Workers across North America cannot defend their jobs and livelihoods amid an unfolding trade war—one moreover that is part of a developing imperialist world war—by lining up with their “own” ruling class. But this is precisely what they have been told to do by the union bureaucracies in the US and Canada, which have sought to outdo each other in nationalist slogan-mongering since the threat of tariffs was first raised.
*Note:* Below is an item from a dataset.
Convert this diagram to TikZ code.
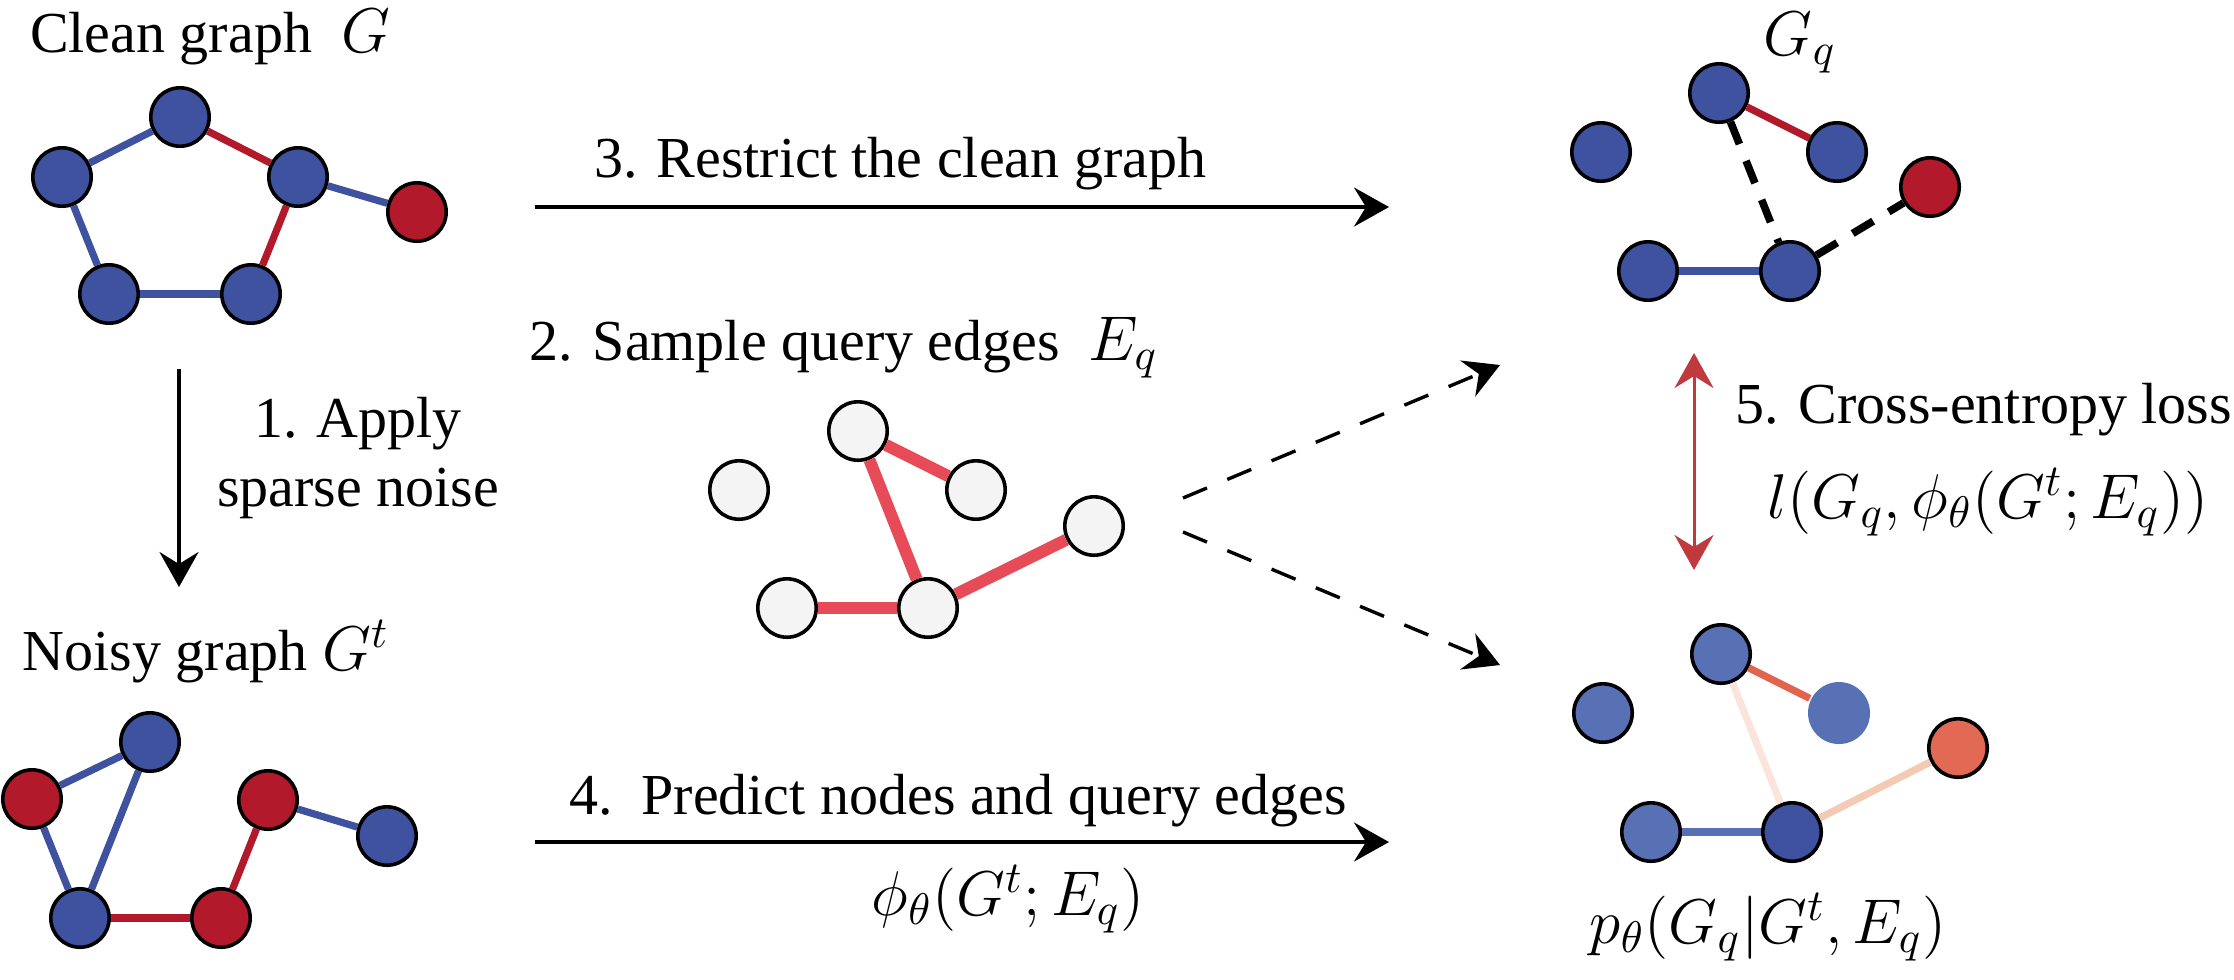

United Auto Workers President Shawn Fain has repeated Trump’s lying claims about tariffs protecting “American jobs.”
As the World Socialist Web Site has written:
In opposition to the union bureaucracies’ efforts to corral workers behind the competing ruling elites’ nationalist policies of trade war and military conflict, the working class in the United States, Canada and Mexico must chart their own common independent course.
They must join forces in a united movement of the North American working class, through the development of rank-and-file committees, independent of the trade union apparatus, as part of the International Workers Alliance of Rank-and-File Committees (IWA-RFC). These committees will organize opposition to the demands of the ruling class for “sacrifices” in the form of mass job cuts, concessions and the evisceration of public services and social programs.
Opposition to trade war and its ruinous impacts on the working class must be infused with a socialist internationalist program, key tenets of which are opposition to imperialist war and anti-immigrant chauvinism.